Lawrence Osborne

How Korean cinema mastered the art of horror

[Alamy]

There is a moment in the Jung brothers’ 2007 ghost film, Epitaph, when a young doctor in wartime Korea realises that the wife he adores does not have a shadow. He is entertaining her with a shadow puppet show in their home when he notices the aberration. ‘Walk to me,’ he says as he waves a naked light bulb in front of her. She had been a visiting medical student in Japan a year earlier and, unbeknownst to him, had died in an accident. It’s a moment that perfectly illustrates the psychological subtlety and brilliant scene-making of Korean film.

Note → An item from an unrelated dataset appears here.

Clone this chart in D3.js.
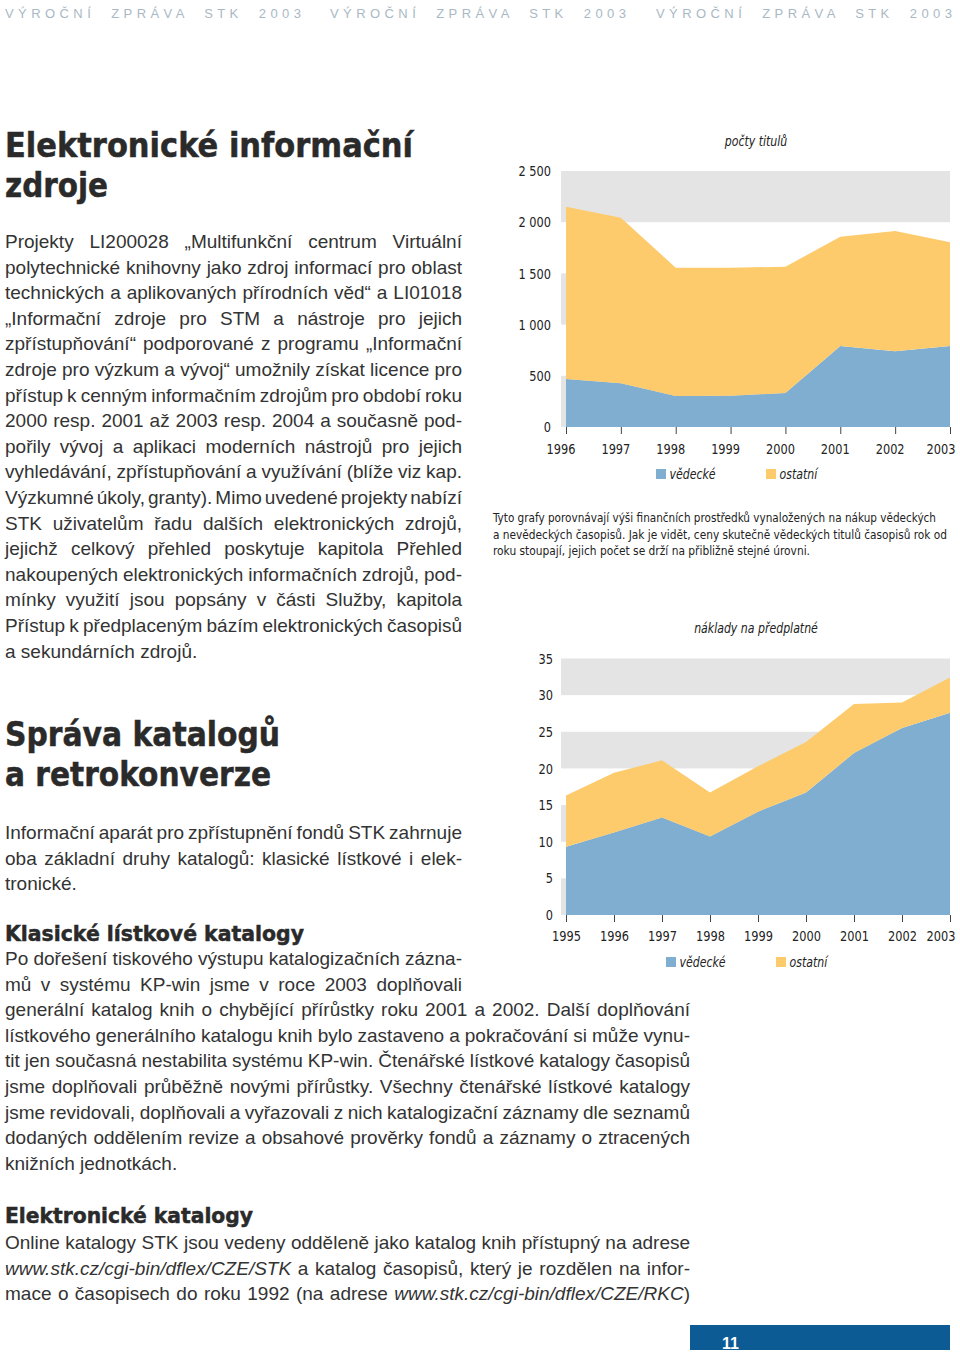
<!DOCTYPE html>
<html><head><meta charset="utf-8">
<script src="https://cdn.jsdelivr.net/npm/d3@7"></script>
<style>
html,body{margin:0;padding:0;background:#fff;}
svg{display:block;}
.body{font-family:'Liberation Sans',Arial,sans-serif;font-size:19px;fill:#333;}
.head{font-family:'DejaVu Sans',sans-serif;font-weight:bold;fill:#2a2a2a;stroke:#2a2a2a;stroke-width:0.5px;}
.narrow{font-family:'Liberation Sans Narrow','DejaVu Sans Condensed',sans-serif;font-stretch:condensed;}
</style></head>
<body><svg id="page" width="960" height="1358"></svg>
<script>
// ---- chart data ----
const years1 = ["1996","1997","1998","1999","2000","2001","2002","2003"];
const vedecke1 = [469,427,303,306,332,791,739,791];
const ostatni1 = [1682,1617,1253,1250,1233,1067,1175,1013];
const yTicks1 = [0,500,1000,1500,2000,2500];

const years2 = ["1995","1996","1997","1998","1999","2000","2001","2002","2003"];
const vedecke2 = [9.3,11.25,13.3,10.7,14.1,16.7,22.1,25.5,27.6];
const ostatni2 = [7.0,8.15,7.8,6.0,6.2,6.9,6.7,3.5,4.8];
const yTicks2 = [0,5,10,15,20,25,30,35];

const seriesNames = ["vědecké","ostatní"];
const title1 = "počty titulů";
const title2 = "náklady na předplatné";

const COL_BLUE = "#80aed0", COL_YEL = "#fdcb6c", COL_GRAY = "#e4e4e4";

const svg = d3.select("#page");

// compress a text node horizontally to mimic a condensed face
function squeeze(sel,f){
  sel.each(function(){
    const w = this.getComputedTextLength();
    d3.select(this).attr("textLength",(w*f).toFixed(1)).attr("lengthAdjust","spacingAndGlyphs");
  });
}

// ---- header ----
[5,330,656].forEach(x=>{
  const t = svg.append("text").attr("x",x).attr("y",18)
    .attr("font-family","'Liberation Sans',Arial,sans-serif").attr("font-size",13)
    .attr("fill","#a9b9c4").style("white-space","pre")
    .text("VÝROČNÍ  ZPRÁVA  STK  2003");
  const n = t.text().length;
  const w = t.node().getComputedTextLength();
  t.attr("letter-spacing",((296-w)/(n-1)).toFixed(2));
});

// ---- text helpers ----
function heading(txt,x,y,size,width){
  svg.append("text").attr("class","head").attr("x",x).attr("y",y)
    .attr("font-size",size).attr("textLength",width).attr("lengthAdjust","spacingAndGlyphs").text(txt);
}
function para(lines,x,y0,step,width,lastJustified){
  lines.forEach((ln,i)=>{
    const t = svg.append("text").attr("class","body").attr("x",x).attr("y",y0+i*step);
    ln.split(/(\{[^}]*\})/).forEach(part=>{
      if(!part) return;
      if(part[0]==="{") t.append("tspan").attr("font-style","italic").text(part.slice(1,-1));
      else t.append("tspan").text(part);
    });
    const justify = i<lines.length-1 || lastJustified;
    if(justify){
      const nat = t.node().getComputedTextLength();
      const sp = (ln.match(/ /g)||[]).length;
      if(sp>0) t.attr("word-spacing",((width-nat)/sp).toFixed(2));
    }
  });
}

heading("Elektronické informační",5,157,33,408);
heading("zdroje",5,197,33,103);
para([
"Projekty LI200028 „Multifunkční centrum Virtuální",
"polytechnické knihovny jako zdroj informací pro oblast",
"technických a aplikovaných přírodních věd“ a LI01018",
"„Informační zdroje pro STM a nástroje pro jejich",
"zpřístupňování“ podporované z programu „Informační",
"zdroje pro výzkum a vývoj“ umožnily získat licence pro",
"přístup k cenným informačním zdrojům pro období roku",
"2000 resp. 2001 až 2003 resp. 2004 a současně pod-",
"pořily vývoj a aplikaci moderních nástrojů pro jejich",
"vyhledávání, zpřístupňování a využívání (blíže viz kap.",
"Výzkumné úkoly, granty). Mimo uvedené projekty nabízí",
"STK uživatelům řadu dalších elektronických zdrojů,",
"jejichž celkový přehled poskytuje kapitola Přehled",
"nakoupených elektronických informačních zdrojů, pod-",
"mínky využití jsou popsány v části Služby, kapitola",
"Přístup k předplaceným bázím elektronických časopisů",
"a sekundárních zdrojů."],5,248,25.6,457,false);

heading("Správa katalogů",5,746,33,275);
heading("a retrokonverze",5,786,33,266);
para([
"Informační aparát pro zpřístupnění fondů STK zahrnuje",
"oba základní druhy katalogů: klasické lístkové i elek-",
"tronické."],5,839,25.6,457,false);

heading("Klasické lístkové katalogy",5,941,21,299);
para([
"Po dořešení tiskového výstupu katalogizačních zázna-",
"mů v systému KP-win jsme v roce 2003 doplňovali"],5,965,25.6,457,true);
para([
"generální katalog knih o chybějící přírůstky roku 2001 a 2002. Další doplňování",
"lístkového generálního katalogu knih bylo zastaveno a pokračování si může vynu-",
"tit jen současná nestabilita systému KP-win. Čtenářské lístkové katalogy časopisů",
"jsme doplňovali průběžně novými přírůstky. Všechny čtenářské lístkové katalogy",
"jsme revidovali, doplňovali a vyřazovali z nich katalogizační záznamy dle seznamů",
"dodaných oddělením revize a obsahové prověrky fondů a záznamy o ztracených",
"knižních jednotkách."],5,1016.2,25.6,685,false);

heading("Elektronické katalogy",5,1223,21,248);
para([
"Online katalogy STK jsou vedeny odděleně jako katalog knih přístupný na adrese",
"{www.stk.cz/cgi-bin/dflex/CZE/STK} a katalog časopisů, který je rozdělen na infor-",
"mace o časopisech do roku 1992 (na adrese {www.stk.cz/cgi-bin/dflex/CZE/RKC})"],5,1249,25.6,685,true);

// ---- caption ----
["Tyto grafy porovnávají výši finančních prostředků vynaložených na nákup vědeckých",
 "a nevědeckých časopisů. Jak je vidět, ceny skutečně vědeckých titulů časopisů rok od",
 "roku stoupají, jejich počet se drží na přibližně stejné úrovni."].forEach((ln,i)=>{
  svg.append("text").attr("class","narrow").attr("x",493).attr("y",522+i*16.5)
    .attr("font-size",11.8).attr("fill","#222")
    .attr("textLength",[443,454,317][i]).attr("lengthAdjust","spacingAndGlyphs").text(ln);
});

// ---- charts ----
const fmt = d3.formatLocale({decimal:",",thousands:" ",grouping:[3],currency:["",""]}).format(",d");
const SQ = 0.87;

function areaChart(cfg){
  const g = svg.append("g");
  const x = d3.scalePoint().domain(cfg.years).range([566,950]);
  const y = d3.scaleLinear().domain([0,cfg.max]).range([cfg.y0,cfg.yTop]);
  // bands
  const bands = cfg.ticks.slice(0,-1).filter((d,i)=>i%2===0);
  g.selectAll("rect.band").data(bands).join("rect").attr("class","band")
    .attr("x",561).attr("width",389)
    .attr("y",d=>y(d+cfg.step)).attr("height",d=>y(d)-y(d+cfg.step)).attr("fill",COL_GRAY);
  const rows = cfg.years.map((yr,i)=>({year:yr,v:cfg.ved[i],o:cfg.ost[i]}));
  const stack = d3.stack().keys(["v","o"])(rows);
  const area = d3.area().x(d=>x(d.data.year)).y0(d=>y(d[0])).y1(d=>y(d[1]));
  g.selectAll("path.layer").data(stack).join("path").attr("class","layer")
    .attr("d",area).attr("fill",(d,i)=>i===0?COL_BLUE:COL_YEL);
  // x axis
  const xa = g.append("g").attr("transform",`translate(0,${cfg.y0})`)
    .call(d3.axisBottom(x).tickSize(7));
  xa.select(".domain").remove();
  xa.selectAll("line").attr("stroke","#444");
  const last = cfg.years[cfg.years.length-1];
  const xt = xa.selectAll("text").attr("y",cfg.labY).attr("dy",0).attr("class","narrow")
    .attr("font-size",14.5).attr("fill","#222")
    .attr("x",d=>d===last?5:cfg.labShift)
    .attr("text-anchor",d=>d===last?"end":"middle");
  squeeze(xt,SQ);
  // y axis
  const ya = g.append("g").attr("transform","translate(561,0)")
    .call(d3.axisLeft(y).tickValues(cfg.ticks).tickSize(0).tickPadding(cfg.pad).tickFormat(cfg.fmt));
  ya.select(".domain").remove();
  const yt = ya.selectAll("text").attr("class","narrow").attr("font-size",14.5).attr("fill","#222");
  squeeze(yt,SQ);
  // title
  const tt = g.append("text").attr("class","narrow").attr("x",756).attr("y",cfg.titleY)
    .attr("text-anchor","middle").attr("font-style","italic").attr("font-size",14).attr("fill","#222")
    .text(cfg.title);
  squeeze(tt,SQ);
  // legend
  const lg = g.selectAll("g.leg").data(seriesNames).join("g").attr("class","leg")
    .attr("transform",(d,i)=>`translate(${cfg.legX+i*110},${cfg.legY})`);
  lg.append("rect").attr("width",10).attr("height",10).attr("fill",(d,i)=>i===0?COL_BLUE:COL_YEL);
  const lt = lg.append("text").attr("class","narrow").attr("x",13.5).attr("y",10)
    .attr("font-style","italic").attr("font-size",14).attr("fill","#222").text(d=>d);
  squeeze(lt,SQ);
}

areaChart({years:years1,ved:vedecke1,ost:ostatni1,ticks:yTicks1,max:2500,step:500,
  y0:427,yTop:171,labY:27,labShift:-5.5,pad:10,fmt:fmt,title:title1,titleY:146,legX:656,legY:469});
areaChart({years:years2,ved:vedecke2,ost:ostatni2,ticks:yTicks2,max:35,step:5,
  y0:915,yTop:658.5,labY:26,labShift:0,pad:8,fmt:d3.format("d"),title:title2,titleY:633,legX:666,legY:957});

// ---- footer ----
svg.append("rect").attr("x",690).attr("y",1325).attr("width",260).attr("height",25).attr("fill","#0d5b94");
svg.append("text").attr("x",722).attr("y",1349).attr("font-family","'Liberation Sans',Arial,sans-serif")
  .attr("font-weight","bold").attr("font-size",16).attr("fill","#fff").text("11");
</script></body></html>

Epitaph is about a group of young doctors working in a hospital under the Japanese occupation. Linking different stories and the appearance of gwisin — wandering and vengeful ghosts — the gorgeous imagery and narrative complexity marked a turning point in the outside world’s perception of K-Horror, a genre which had hitherto produced its fair share of schlock. Pathos and terror combine, driven on by the emotional intensity of the characters’ realisation.

We are not in the world of Stephen King or Rob Zombie. We are in a very different one: that of the Japanese director Hideo Nakata’s 1998 Ringu, with its ciphering of the supernatural through the instruments of modern technology. In a cursed videotape, shared among high-school students, the fact that the folkloric past is refracted through our technology only makes it more sinister.

How is it that such a visionary generation is only now beginning to emerge fully on to the world stage?

Asian film culture is far closer to the ancestral lore of the supernatural than its western equivalent. This too has a long history. One need only think of Masaki Kobayashi’s 1964 masterpiece Kwaidan, based on traditional Japanese ghost stories. Asian directors use supernatural archetypes to explore deeper emotional disorders within contemporary culture.